→ Task goal:
Provide nothing beyond the count of lines that include the string "this".

Rows from a dataset of charts and code:
----------

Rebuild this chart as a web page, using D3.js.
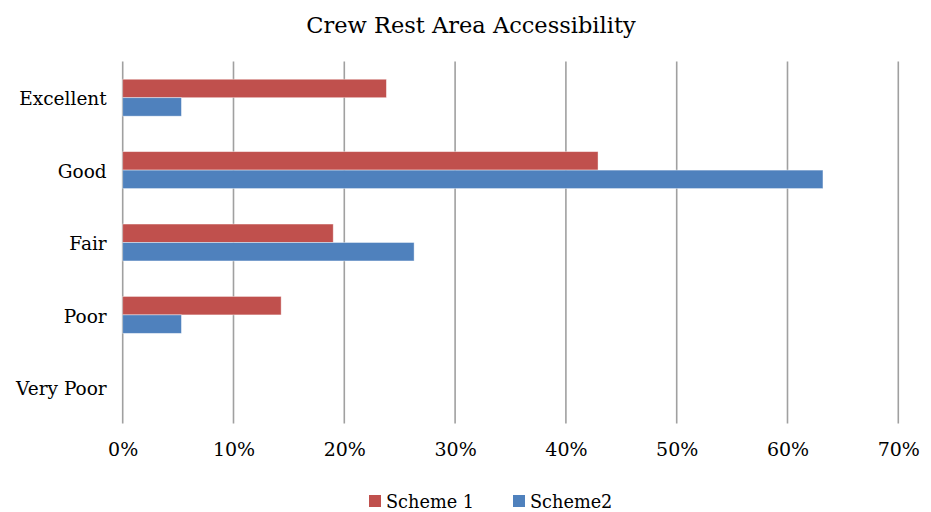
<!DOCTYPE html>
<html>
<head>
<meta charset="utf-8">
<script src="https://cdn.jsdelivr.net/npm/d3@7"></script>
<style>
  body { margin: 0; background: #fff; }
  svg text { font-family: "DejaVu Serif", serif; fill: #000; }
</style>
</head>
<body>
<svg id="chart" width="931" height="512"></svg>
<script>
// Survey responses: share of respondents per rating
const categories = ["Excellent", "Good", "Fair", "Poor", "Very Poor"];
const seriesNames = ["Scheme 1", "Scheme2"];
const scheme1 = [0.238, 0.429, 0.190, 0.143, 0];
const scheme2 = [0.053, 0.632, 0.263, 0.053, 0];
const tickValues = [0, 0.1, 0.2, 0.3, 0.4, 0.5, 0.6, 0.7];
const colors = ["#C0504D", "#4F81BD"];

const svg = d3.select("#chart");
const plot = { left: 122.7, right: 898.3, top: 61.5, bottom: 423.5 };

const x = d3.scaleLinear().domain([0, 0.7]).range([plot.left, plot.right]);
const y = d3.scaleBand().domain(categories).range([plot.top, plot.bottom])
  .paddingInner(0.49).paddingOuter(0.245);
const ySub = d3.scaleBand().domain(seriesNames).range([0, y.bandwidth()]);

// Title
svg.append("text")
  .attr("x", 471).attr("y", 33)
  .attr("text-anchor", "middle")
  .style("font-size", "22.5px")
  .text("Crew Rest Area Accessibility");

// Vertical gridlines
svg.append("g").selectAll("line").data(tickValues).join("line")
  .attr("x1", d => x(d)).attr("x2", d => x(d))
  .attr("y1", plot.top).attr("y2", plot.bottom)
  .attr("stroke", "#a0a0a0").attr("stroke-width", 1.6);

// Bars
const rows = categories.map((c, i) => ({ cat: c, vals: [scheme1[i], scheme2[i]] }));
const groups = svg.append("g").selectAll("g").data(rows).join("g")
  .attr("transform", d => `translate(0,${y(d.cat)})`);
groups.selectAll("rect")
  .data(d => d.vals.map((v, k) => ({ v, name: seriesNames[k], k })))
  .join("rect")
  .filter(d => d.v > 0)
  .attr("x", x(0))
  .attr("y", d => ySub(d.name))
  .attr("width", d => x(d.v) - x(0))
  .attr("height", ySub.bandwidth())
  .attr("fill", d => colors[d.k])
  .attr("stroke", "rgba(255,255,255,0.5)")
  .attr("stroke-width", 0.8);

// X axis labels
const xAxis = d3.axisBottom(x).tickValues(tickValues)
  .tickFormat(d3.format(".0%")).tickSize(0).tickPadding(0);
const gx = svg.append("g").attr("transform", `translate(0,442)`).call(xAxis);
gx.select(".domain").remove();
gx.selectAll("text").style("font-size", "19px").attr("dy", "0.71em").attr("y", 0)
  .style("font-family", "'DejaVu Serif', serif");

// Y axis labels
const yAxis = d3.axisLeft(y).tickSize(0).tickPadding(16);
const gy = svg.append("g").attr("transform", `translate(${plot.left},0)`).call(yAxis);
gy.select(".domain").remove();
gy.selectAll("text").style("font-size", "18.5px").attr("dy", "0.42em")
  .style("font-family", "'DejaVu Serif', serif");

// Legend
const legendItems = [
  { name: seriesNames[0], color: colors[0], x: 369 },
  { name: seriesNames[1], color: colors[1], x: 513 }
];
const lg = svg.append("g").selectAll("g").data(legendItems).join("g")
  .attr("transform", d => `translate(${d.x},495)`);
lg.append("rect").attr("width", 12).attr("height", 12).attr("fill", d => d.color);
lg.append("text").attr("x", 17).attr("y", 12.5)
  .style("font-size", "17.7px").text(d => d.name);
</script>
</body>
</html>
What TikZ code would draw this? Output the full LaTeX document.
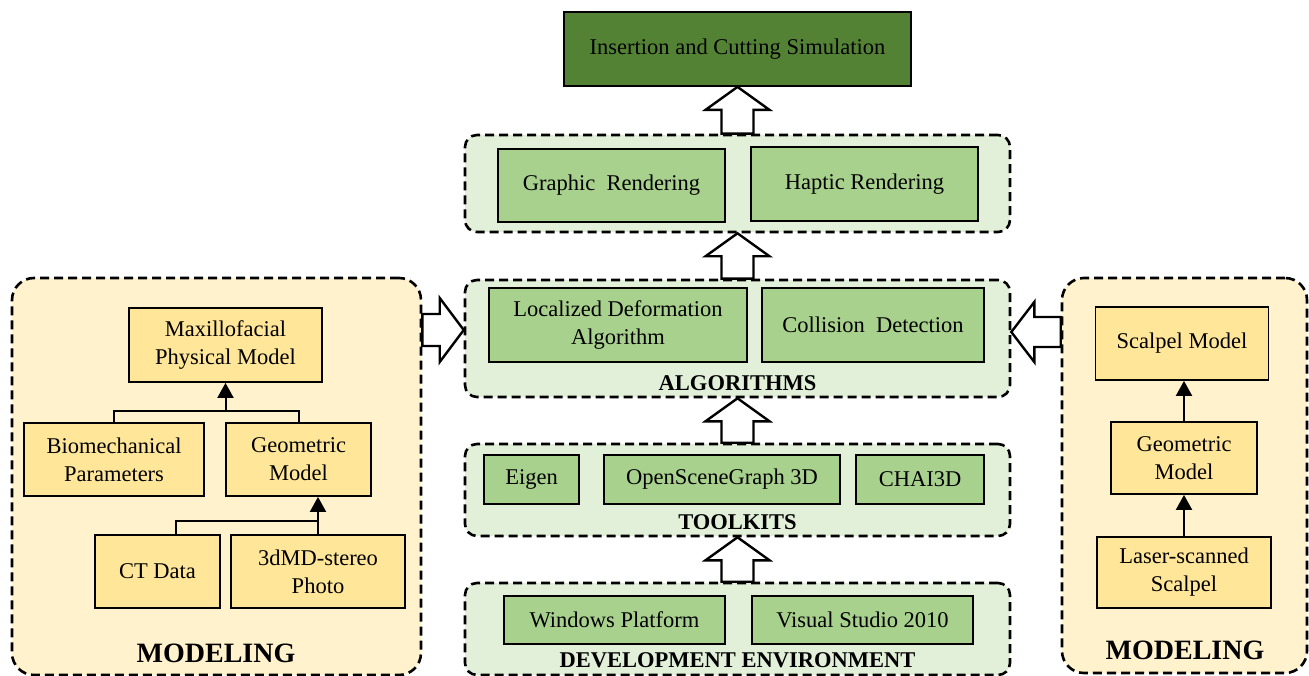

----------

→ Result:
2